Paul Firbas is associate professor in the Dept of Hispanic Languages and Literature at Stony Brook University, affiliated faculty in History and former director of the Latin American and Caribbean Center (LACS). He specializes in Spanish-American texts of the colonial period. Before coming to Stony Brook in 2007, he was assistant professor at Princeton University (2001-2007) and visiting professor at Columbia University (spring 2007). His research deals with epic poetry, textual criticism, historiography, the colonial geography of transatlantic South America and the production of printed news in the Early Modern period. In 2006 he published a study and a critical edition of  Armas antárticas, epic poem written by Juan de Miramontes Zuázola (Lima: PUCP, 2006). He is also the editor of a volume of essays on Ibero-American epic texts in the colonial word  Épica y colonia  (Lima: Univ. de San Marcos, 2008).  In 2016 he co-edited with Esperanza Lopez Parada and Marta Ortiz a catalog of the exhibit they curated at the National Library of Spain: La biblioteca del Inca Garcilaso  (Madrid: BNE, 2016); and in 2017, with José A. Rodríguez Garrido, he published an annotated edition and study or the first periodical news-sheets published in the Americas: Diario de noticias sobresalientes en Lima y Noticias de Europa (1700-1711) (New York: IDEA, 2017; the second volume, 2023).

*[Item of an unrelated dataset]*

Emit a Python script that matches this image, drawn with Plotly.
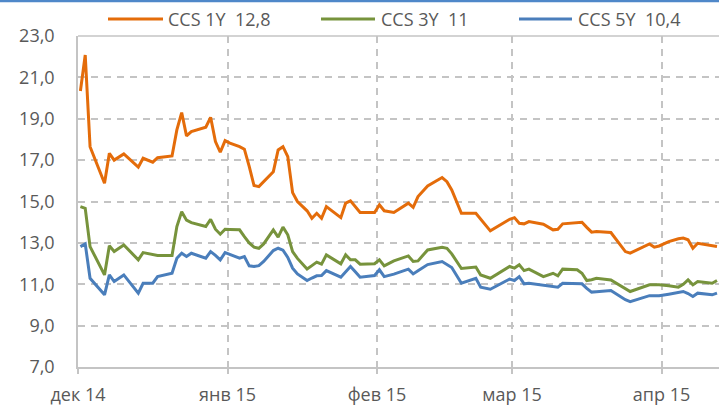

He has edited monographic issues of specialized journals and published several articles on epic poetry and cultural traditions in colonial Peru and Chile, on Sarmiento de Gamboa narratives on the Strait of Magellan, on Miguel Cabello Balboa writings and expedition to Esmeraldas, on Inca Garcilaso’s writings, etc. He is currently working on a book of the material history of the printing press in colonial Lima (1620-1720); on the circulation of information and news between Europe and South America in the early 18th century; and on a series of essays on moral geography, memory and excavation in “the extended Andes”.

He has also co-edited with Pedro Meira Monteiro a book on documentary film maker Andres Di Tella: Cine documental y archivo personalConversación en Princeton (Buenos Aires: Siglo XXI, 2006); and with Arcadio Díaz Quiñones, a book of conversations with Ricardo Piglia, La forma inicial (Talca, Chile: Univ Talca, 2015; reprinted in Bs. As: Eterna Cadencia, 2015 and Mexico: Sexto Piso, 2015).